PARIS: A recent comprehensive report has revealed the profound and far-reaching health consequences of planet-heating fossil fuels. The report emphasizes that their entire lifecycle—from extraction to transportation and combustion—negatively affects human health, starting even before birth and continuing throughout life.
Pollution stemming from fossil fuels like oil, coal, and gas has been definitively linked to a wide array of serious health issues. These include pregnancy complications such as miscarriages and premature births, childhood ailments like asthma and various cancers (including leukemia), and severe conditions in later life such as strokes, heart disease, and certain forms of dementia, often leading to early death.
Shweta Narayan, the author of this critical new report from the Global Climate and Health Alliance, stated, “Fossil fuels are a direct assault on health, harming us at every stage of their lifecycle and every stage of our lives, from the womb to old age.”
The Global Climate and Health Alliance, a coalition of over 200 organizations representing 46 million health workers globally, presented this as the first exhaustive worldwide analysis of fossil fuels’ lifelong impact on health.
Research cited in the report indicates that living near coal mines or fracking operations increases the risks of premature births, miscarriages, and other pregnancy-related complications. Furthermore, air pollution from fossil fuels contributes to higher rates of asthma and cancers like leukemia in children.
For older adults, consistent exposure to air pollution significantly elevates the risk of heart disease, stroke, specific types of dementia, and ultimately, premature mortality.

Poorest Communities Hit Hardest
Beyond the direct health hazards of extraction and burning, the transportation of fossil fuels also poses substantial threats. Examples include gas pipelines leaking into vital water systems and devastating mass oil spills. The report also highlights that even after combustion, toxic chemicals like lead, mercury, and persistent “forever chemicals” (PFAS) linger, contaminating soil, water, and the food chain.

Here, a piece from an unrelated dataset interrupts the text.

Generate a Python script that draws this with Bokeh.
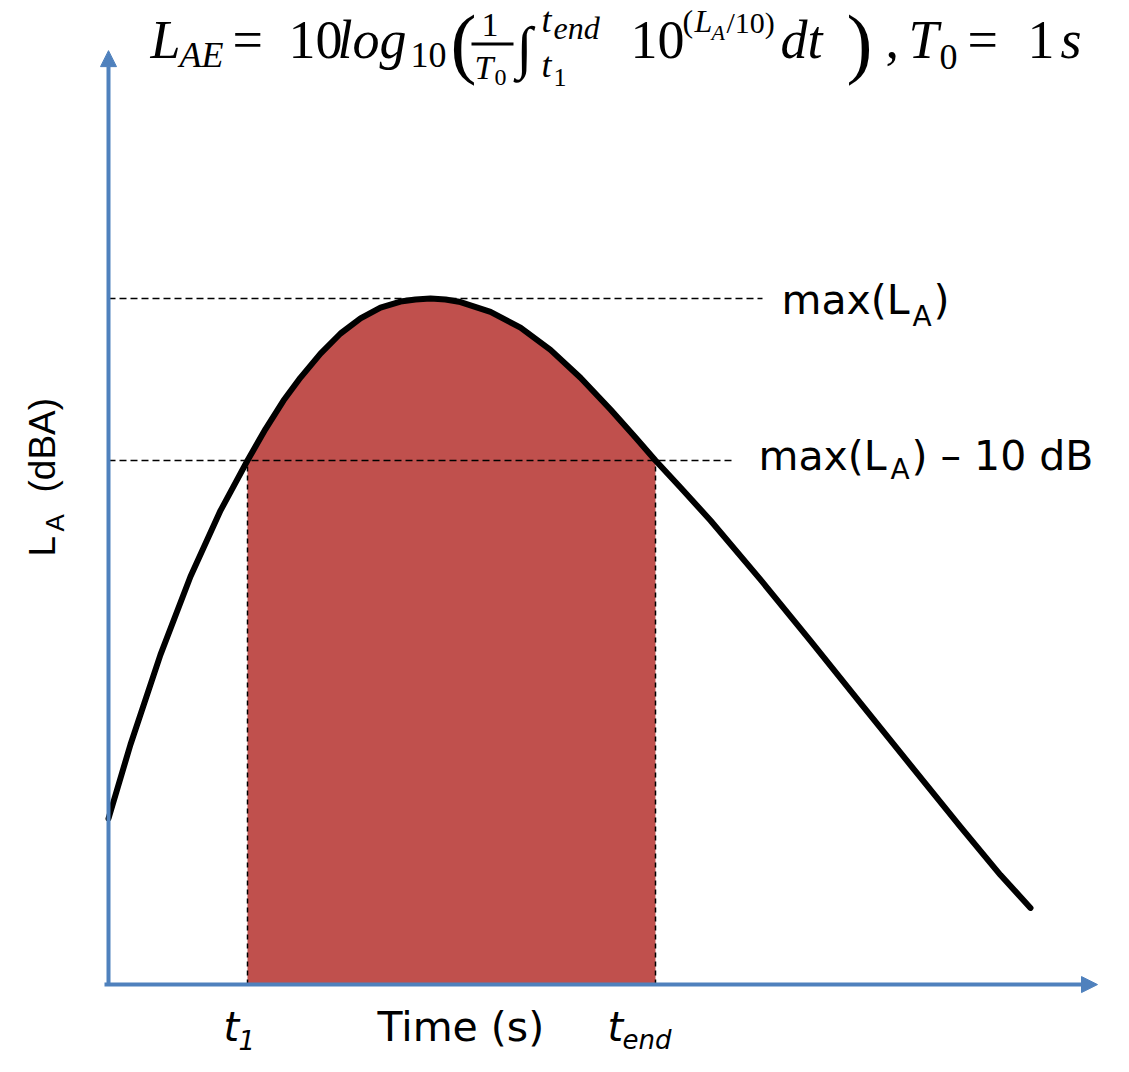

The health impacts are exacerbated by extreme weather events, which are becoming more intense and frequent due to fossil fuel-driven global warming. Hurricanes can cripple health facilities, while smoke from wildfires can trigger severe respiratory problems.
Tragically, this immense burden on health disproportionately affects already disadvantaged and marginalized communities in poorer nations. Neha Mahant, a local health worker, shared her observations from Korba, a central Indian district, in the report: “Children and the elderly living near coal mines in the central Indian district of Korba struggle with asthma, bronchitis, and TB; families face birth defects, skin infections, and stomach illnesses from contaminated water.” She concluded starkly, “Coal doesn’t just generate electricity — it generates suffering.”
A Call to Action: Ban Fossil Fuel Lobbying
Christiana Figueres, former UN climate head, linked to the report, asserting that “The age of fossil fuels has poisoned our air, broken health, and fractured dignity.” She urged a rapid transition towards renewable energy sources.
Jeni Miller, executive director of the Global Climate and Health Alliance, called on governments to commit to halting all new oil, gas, and coal projects at the upcoming COP30 UN climate conference in Brazil this November. Miller stressed, “Just as governments once curbed tobacco industry influence, they must now ban fossil fuel lobbying and disinformation.”
The alliance further pressed governments to cease subsidizing fossil fuels. In 2022 alone, these subsidies amounted to a staggering $7 trillion, representing over seven percent of global GDP, according to the International Monetary Fund.
Despite repeated and urgent warnings about the catastrophic consequences of human-induced climate change, the world regrettably set a new record last year for carbon dioxide emissions from fossil fuels.